— Available data —
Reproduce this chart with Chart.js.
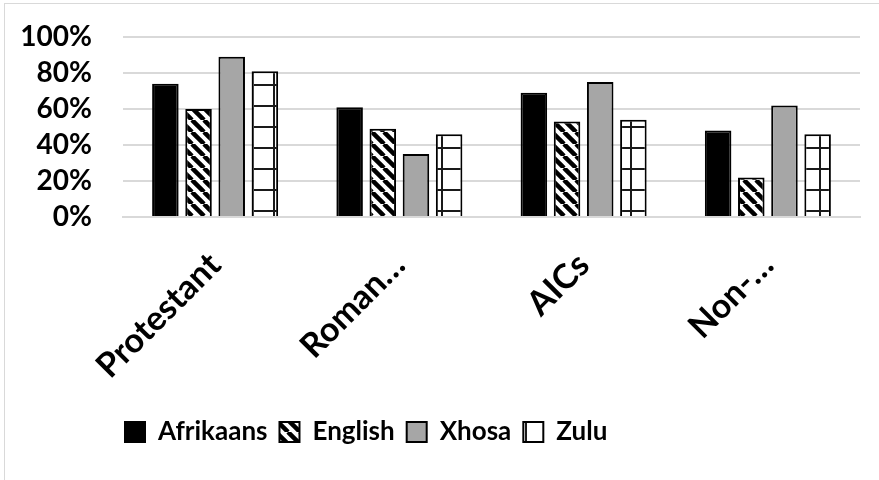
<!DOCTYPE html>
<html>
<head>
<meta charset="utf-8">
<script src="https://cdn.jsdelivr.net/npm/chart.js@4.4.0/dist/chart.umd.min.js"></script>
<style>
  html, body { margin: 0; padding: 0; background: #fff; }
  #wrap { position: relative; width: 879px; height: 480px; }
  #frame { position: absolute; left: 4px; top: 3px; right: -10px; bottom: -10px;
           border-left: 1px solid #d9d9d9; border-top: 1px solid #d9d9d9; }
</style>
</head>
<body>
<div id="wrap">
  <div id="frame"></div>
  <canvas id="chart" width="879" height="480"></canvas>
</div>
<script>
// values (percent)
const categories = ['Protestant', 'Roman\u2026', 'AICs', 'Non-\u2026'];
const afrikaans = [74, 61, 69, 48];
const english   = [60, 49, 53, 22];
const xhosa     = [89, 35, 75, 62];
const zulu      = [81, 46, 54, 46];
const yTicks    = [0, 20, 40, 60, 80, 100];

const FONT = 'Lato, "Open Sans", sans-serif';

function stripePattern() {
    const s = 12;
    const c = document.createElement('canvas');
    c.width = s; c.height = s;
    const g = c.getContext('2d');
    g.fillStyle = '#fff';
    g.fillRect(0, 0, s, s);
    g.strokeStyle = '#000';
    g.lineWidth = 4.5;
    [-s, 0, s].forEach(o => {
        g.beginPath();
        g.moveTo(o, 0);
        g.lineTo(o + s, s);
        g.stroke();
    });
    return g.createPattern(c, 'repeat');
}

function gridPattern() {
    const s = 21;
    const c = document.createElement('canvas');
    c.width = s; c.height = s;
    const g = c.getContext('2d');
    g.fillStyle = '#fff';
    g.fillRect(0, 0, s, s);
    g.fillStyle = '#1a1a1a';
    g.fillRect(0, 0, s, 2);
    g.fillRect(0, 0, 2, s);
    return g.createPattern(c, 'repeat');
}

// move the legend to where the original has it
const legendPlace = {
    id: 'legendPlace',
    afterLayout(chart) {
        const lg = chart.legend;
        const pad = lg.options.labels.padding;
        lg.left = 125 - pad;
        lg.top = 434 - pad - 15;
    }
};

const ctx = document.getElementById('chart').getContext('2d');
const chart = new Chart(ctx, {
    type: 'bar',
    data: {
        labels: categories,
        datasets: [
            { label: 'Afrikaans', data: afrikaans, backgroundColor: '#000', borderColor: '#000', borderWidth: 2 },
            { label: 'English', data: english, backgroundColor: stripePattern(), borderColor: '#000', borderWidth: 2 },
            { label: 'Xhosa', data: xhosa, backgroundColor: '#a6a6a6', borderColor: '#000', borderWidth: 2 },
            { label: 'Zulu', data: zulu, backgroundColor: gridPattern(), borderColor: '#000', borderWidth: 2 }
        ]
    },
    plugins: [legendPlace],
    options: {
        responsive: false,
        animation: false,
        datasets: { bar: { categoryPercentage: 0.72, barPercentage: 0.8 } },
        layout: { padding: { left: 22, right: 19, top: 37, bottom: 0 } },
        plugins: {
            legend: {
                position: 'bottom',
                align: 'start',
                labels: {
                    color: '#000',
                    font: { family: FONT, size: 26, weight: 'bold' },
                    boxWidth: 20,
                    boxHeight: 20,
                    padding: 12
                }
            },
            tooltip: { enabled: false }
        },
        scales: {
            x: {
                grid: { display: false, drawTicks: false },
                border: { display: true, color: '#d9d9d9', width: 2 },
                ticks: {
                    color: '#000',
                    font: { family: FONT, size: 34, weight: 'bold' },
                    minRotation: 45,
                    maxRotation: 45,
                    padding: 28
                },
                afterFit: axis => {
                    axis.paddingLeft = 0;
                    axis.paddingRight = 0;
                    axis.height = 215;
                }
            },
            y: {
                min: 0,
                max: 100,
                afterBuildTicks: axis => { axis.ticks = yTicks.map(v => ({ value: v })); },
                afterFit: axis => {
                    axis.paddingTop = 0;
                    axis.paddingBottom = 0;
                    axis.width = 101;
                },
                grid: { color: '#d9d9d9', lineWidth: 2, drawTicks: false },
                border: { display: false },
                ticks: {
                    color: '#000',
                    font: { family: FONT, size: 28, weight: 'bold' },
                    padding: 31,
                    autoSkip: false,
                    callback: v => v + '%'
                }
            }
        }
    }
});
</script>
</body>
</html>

— Exercise requirements —
Your answer should be one number: the count of lines in the data above that include the word "chart".

— Response for this exercise —
7